**WHAT YOU ARE ASKED TO DO:** Begin with the first line of the material and write out each line exactly, ending with the line that contains "-13.8, -16.0, -16.4]". Pictures are not part of the copy.

________________

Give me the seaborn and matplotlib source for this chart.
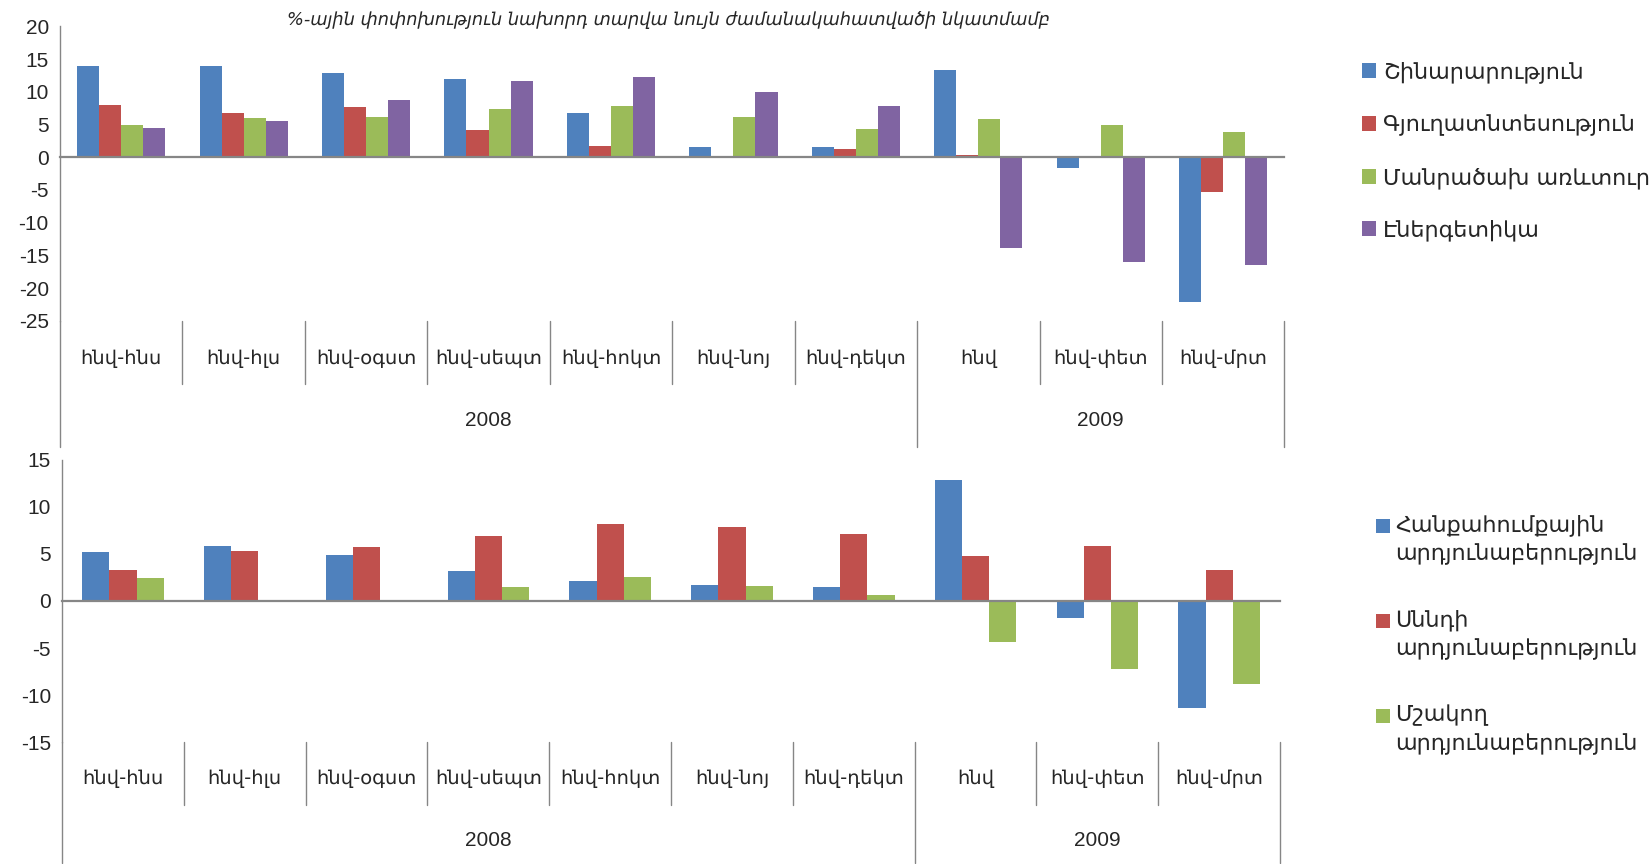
import numpy as np
import pandas as pd
import matplotlib
matplotlib.use("Agg")
import matplotlib.pyplot as plt
from matplotlib.patches import Patch, Rectangle
import seaborn as sns

# Data
months = ["հնվ-հնս", "հնվ-հլս", "հնվ-օգստ", "հնվ-սեպտ", "հնվ-հոկտ",
          "հնվ-նոյ", "հնվ-դեկտ", "հնվ", "հնվ-փետ", "հնվ-մրտ"]
years = ["2008", "2009"]
year_spans = [(0, 6), (7, 9)]

top_series = ["Շինարարություն", "Գյուղատնտեսություն", "Մանրածախ առևտուր", "Էներգետիկա"]
construction = [13.9, 13.9, 12.8, 12.0, 6.8, 1.5, 1.6, 13.3, -1.6, -22.1]
agriculture = [8.0, 6.8, 7.7, 4.1, 1.7, 0.1, 1.2, 0.3, 0.1, -5.3]
retail = [4.9, 6.0, 6.2, 7.4, 7.8, 6.1, 4.3, 5.8, 4.9, 3.8]
energy = [4.4, 5.6, 8.8, 11.6, 12.3, 10.0, 7.9, -13.8, -16.0, -16.4]

bottom_series = ["Հանքահումքային\nարդյունաբերություն",
                 "Սննդի\nարդյունաբերություն",
                 "Մշակող\nարդյունաբերություն"]
mining = [5.2, 5.8, 4.9, 3.2, 2.1, 1.7, 1.5, 12.9, -1.8, -11.4]
food = [3.3, 5.3, 5.7, 6.9, 8.2, 7.85, 7.1, 4.8, 5.8, 3.3]
manufacturing = [2.45, 0.0, 0.0, 1.5, 2.5, 1.55, 0.6, -4.4, -7.2, -8.8]

title = "%-ային փոփոխություն նախորդ տարվա նույն ժամանակահատվածի նկատմամբ"

colors4 = ["#4F81BD", "#C0504D", "#9BBB59", "#8064A2"]
gray = "#868686"


def long_df(series_names, series_values):
    rows = []
    for name, vals in zip(series_names, series_values):
        for m, v in zip(months, vals):
            rows.append({"month": m, "series": name, "value": v})
    return pd.DataFrame(rows)


df_top = long_df(top_series, [construction, agriculture, retail, energy])
df_bot = long_df(bottom_series, [mining, food, manufacturing])

sns.set_style("white")
fonts = ["Liberation Sans Narrow", "Liberation Sans", "DejaVu Sans"]
arm = ["DejaVu Sans"]
plt.rcParams["font.family"] = fonts

fig = plt.figure(figsize=(16.51, 8.64), dpi=100)
ax1 = fig.add_axes([0.0363, 0.6285, 0.7417, 0.3411])
ax2 = fig.add_axes([0.0376, 0.1412, 0.7377, 0.3264])


def style_axis(ax, df, palette, width, ylim, yticks, short, long_, lab_y, year_y):
    sns.barplot(data=df, x="month", y="value", hue="series", order=months,
                palette=palette, width=width, ax=ax, legend=False,
                edgecolor="none", saturation=1)
    ax.set_xlim(-0.5, len(months) - 0.5)
    ax.set_ylim(*ylim)
    ax.set_yticks(yticks)
    ax.set_yticklabels([str(t) for t in yticks], fontsize=15)
    ax.set_xlabel("")
    ax.set_ylabel("")
    for s in ["top", "right"]:
        ax.spines[s].set_visible(False)
    ax.spines["bottom"].set_position(("data", 0))
    ax.spines["bottom"].set_color(gray)
    ax.spines["bottom"].set_linewidth(1.6)
    ax.spines["left"].set_color(gray)
    ax.spines["left"].set_linewidth(1.0)
    ax.set_xticks(np.arange(-0.5, len(months), 1))
    ax.set_xticklabels([])
    ax.tick_params(axis="x", direction="out", length=5, width=1.2, color=gray)
    ax.tick_params(axis="y", direction="out", length=4, width=1.0, color=gray, pad=4)
    # category dividers and labels under the plot
    for i in range(len(months) + 1):
        x = i - 0.5
        is_long = x in (-0.5, 6.5, len(months) - 0.5)
        ax.axvline(x, ymin=-(long_ if is_long else short), ymax=0,
                   color=gray, lw=1.0, clip_on=False)
    for i, m in enumerate(months):
        ax.text(i, lab_y, m, transform=ax.get_xaxis_transform(), ha="center",
                va="center", fontsize=14, family=arm)
    for yr, (a, b) in zip(years, year_spans):
        ax.text((a + b) / 2, year_y, yr, transform=ax.get_xaxis_transform(),
                ha="center", va="center", fontsize=15)


style_axis(ax1, df_top, colors4, 0.72, (-25, 20), list(range(-25, 21, 5)),
           0.214, 0.428, -0.128, -0.338)
style_axis(ax2, df_bot, colors4[:3], 0.67, (-15, 15), list(range(-15, 16, 5)),
           0.223, 0.43, -0.130, -0.348)

fig.text(0.405, 0.977, title, ha="center", va="center", fontsize=12.8,
         style="italic", family=arm)

h1 = [Patch(facecolor=c, edgecolor="none") for c in colors4]
fig.legend(h1, top_series, loc="upper left", bbox_to_anchor=(0.8195, 0.939),
           frameon=False, prop={"family": arm, "size": 16},
           handlelength=0.65, handleheight=0.65, handletextpad=0.3,
           labelspacing=1.39, borderaxespad=0)

# bottom legend: square aligned with the first line of each two-line label
leg_x = 1376 / 1651
leg_y0 = 526 / 864
leg_step = 95 / 864
sq_w, sq_h = 14 / 1651, 14 / 864
for k, (c, lab) in enumerate(zip(colors4[:3], bottom_series)):
    yc = 1 - (leg_y0 + k * leg_step)
    fig.patches.append(Rectangle((leg_x, yc - sq_h / 2), sq_w, sq_h,
                                 facecolor=c, edgecolor="none",
                                 transform=fig.transFigure, figure=fig))
    fig.text(leg_x + sq_w + 5 / 1651, yc + 12 / 864, lab, ha="left", va="top",
             fontsize=16, family=arm, linespacing=1.47)

fig.savefig("out.png", dpi=100)
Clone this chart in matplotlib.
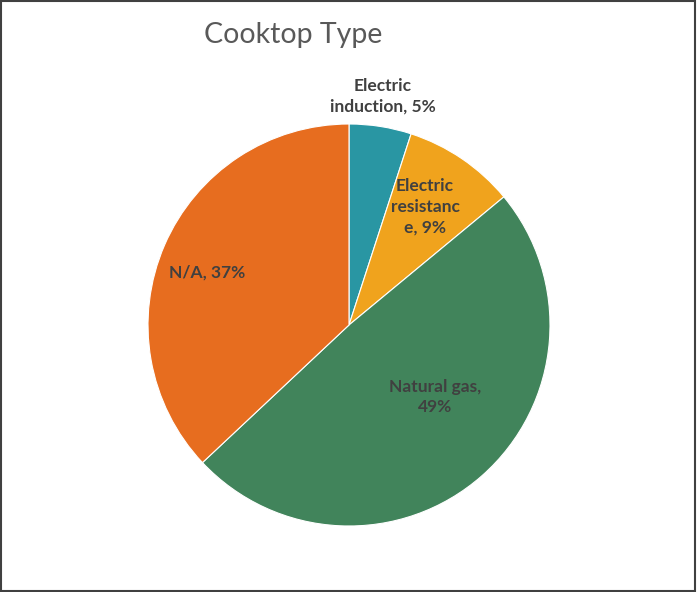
import matplotlib
matplotlib.use("Agg")
import matplotlib.pyplot as plt
from matplotlib.patches import Rectangle

categories = ["Electric induction", "Electric resistance", "Natural gas", "N/A"]
values = [5, 9, 49, 37]
label_texts = ["Electric\ninduction, 5%", "Electric\nresistanc\ne, 9%", "Natural gas,\n49%", "N/A, 37%"]
colors = ["#2996A3", "#F0A31D", "#41845B", "#E76D1F"]
label_pos = [(0.169, 1.137), (0.378, 0.587), (0.428, -0.358), (-0.706, 0.259)]

plt.rcParams['font.family'] = ['Lato', 'DejaVu Sans']

fig = plt.figure(figsize=(6.97, 5.92), dpi=100)
W, H = 697, 592
cx, cy, r = 349, 325, 201
ax = fig.add_axes([(cx - r) / W, (H - cy - r) / H, 2 * r / W, 2 * r / H])
ax.pie(values, colors=colors, startangle=90, counterclock=False, radius=1,
       wedgeprops=dict(edgecolor="white", linewidth=0.8))
ax.set_xlim(-1, 1)
ax.set_ylim(-1, 1)
ax.set_aspect("equal")
ax.axis("off")

for txt, (x, y) in zip(label_texts, label_pos):
    ax.text(x, y, txt, ha="center", va="center", fontsize=12.5, fontweight="bold",
            color="#404040", linespacing=1.35, clip_on=False)

fig.text(293 / W, 1 - 35 / H, "Cooktop Type", ha="center", va="center",
         fontsize=20.5, color="#595959")

fig.patches.append(Rectangle((0.001, 0.002), 0.996, 0.996, transform=fig.transFigure,
                             fill=False, edgecolor="#404040", linewidth=1.5))

fig.savefig("out.png", dpi=100)
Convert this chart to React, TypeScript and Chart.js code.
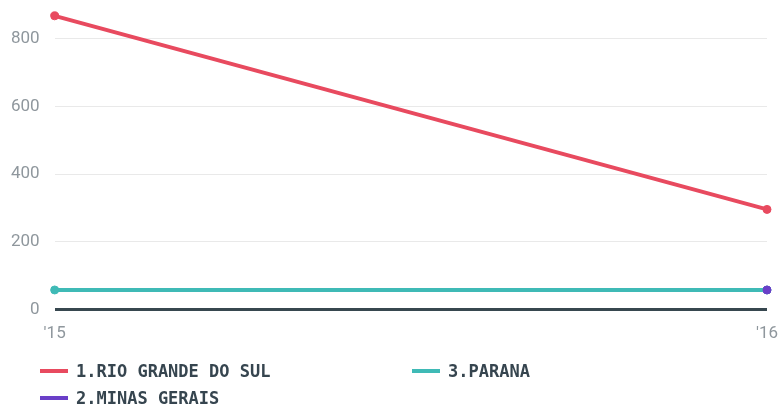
import React, { useEffect, useRef } from "react";
import { Chart, registerables } from "chart.js";

Chart.register(...registerables);

const categories = ["'15", "'16"];
const seriesNames = ["1.RIO GRANDE DO SUL", "2.MINAS GERAIS", "3.PARANA"];
const rioGrandeDoSul = [868, 296];
const minasGerais = [null, 58];
const parana = [58, 58];
const seriesColors = ["#e84a5f", "#6a3fc8", "#3fbab6"];
const yTickValues = [0, 200, 400, 600, 800];

export default function App() {
  const ref = useRef<HTMLCanvasElement | null>(null);

  useEffect(() => {
    if (!ref.current) return;
    const values = [rioGrandeDoSul, minasGerais, parana];
    const order = [2, 0, 1];
    const chart = new Chart(ref.current, {
      type: "line",
      data: {
        labels: categories,
        datasets: values.map((v, i) => ({
          label: seriesNames[i],
          data: v,
          borderColor: seriesColors[i],
          backgroundColor: seriesColors[i],
          pointBackgroundColor: seriesColors[i],
          pointBorderColor: seriesColors[i],
          borderWidth: 4,
          pointRadius: 4,
          pointBorderWidth: 1,
          tension: 0,
          order: order[i],
          clip: false as any,
        })),
      },
      options: {
        responsive: false,
        animation: false,
        layout: { padding: { left: -4, right: 15, top: 0, bottom: 0 } },
        plugins: { legend: { display: false }, tooltip: { enabled: false } },
        scales: {
          x: {
            offset: false,
            grid: { display: false, drawTicks: false },
            border: { display: false },
            afterFit: (axis: any) => {
              axis.paddingLeft = 0;
              axis.paddingRight = 0;
            },
            ticks: {
              color: "#8f979d",
              font: { family: "Roboto", size: 17 },
              padding: 14,
              maxRotation: 0,
            },
          },
          y: {
            min: 0,
            max: 900,
            border: { display: false },
            afterBuildTicks: (axis: any) => {
              axis.ticks = yTickValues.map((v) => ({ value: v }));
            },
            afterFit: (axis: any) => {
              axis.paddingTop = 5;
            },
            grid: {
              drawTicks: false,
              color: (ctx: any) => (ctx.tick && ctx.tick.value === 0 ? "#37474f" : "#e9e9e9"),
              lineWidth: (ctx: any) => (ctx.tick && ctx.tick.value === 0 ? 3 : 1),
            },
            ticks: {
              color: "#8f979d",
              font: { family: "Roboto", size: 17 },
              padding: 15,
            },
          },
        },
      },
    });
    return () => chart.destroy();
  }, []);

  const legendOrder = [0, 2, 1];

  return (
    <div style={{ width: 782 }}>
      <style>{`body{margin:0;}`}</style>
      <canvas ref={ref} width={782} height={358} style={{ display: "block" }} />
      <div
        style={{
          display: "grid",
          gridTemplateColumns: "372px 372px",
          paddingLeft: 40,
          marginTop: -1,
        }}
      >
        {legendOrder.map((i) => (
          <div key={i} style={{ display: "flex", alignItems: "center", height: 27 }}>
            <span
              style={{
                display: "inline-block",
                width: 28,
                height: 4,
                background: seriesColors[i],
                marginRight: 8,
              }}
            />
            <span
              style={{
                fontFamily: "'DejaVu Sans Mono', monospace",
                fontWeight: "bold",
                fontSize: 17,
                color: "#36454f",
              }}
            >
              {seriesNames[i]}
            </span>
          </div>
        ))}
      </div>
    </div>
  );
}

________________

**FULL RESPONSE:**
Give me the seaborn and matplotlib source for this chart.
import numpy as np
import pandas as pd
import matplotlib
matplotlib.use("Agg")
import matplotlib.pyplot as plt
from matplotlib.patches import Patch, Rectangle
import seaborn as sns

# Data
months = ["հնվ-հնս", "հնվ-հլս", "հնվ-օգստ", "հնվ-սեպտ", "հնվ-հոկտ",
          "հնվ-նոյ", "հնվ-դեկտ", "հնվ", "հնվ-փետ", "հնվ-մրտ"]
years = ["2008", "2009"]
year_spans = [(0, 6), (7, 9)]

top_series = ["Շինարարություն", "Գյուղատնտեսություն", "Մանրածախ առևտուր", "Էներգետիկա"]
construction = [13.9, 13.9, 12.8, 12.0, 6.8, 1.5, 1.6, 13.3, -1.6, -22.1]
agriculture = [8.0, 6.8, 7.7, 4.1, 1.7, 0.1, 1.2, 0.3, 0.1, -5.3]
retail = [4.9, 6.0, 6.2, 7.4, 7.8, 6.1, 4.3, 5.8, 4.9, 3.8]
energy = [4.4, 5.6, 8.8, 11.6, 12.3, 10.0, 7.9, -13.8, -16.0, -16.4]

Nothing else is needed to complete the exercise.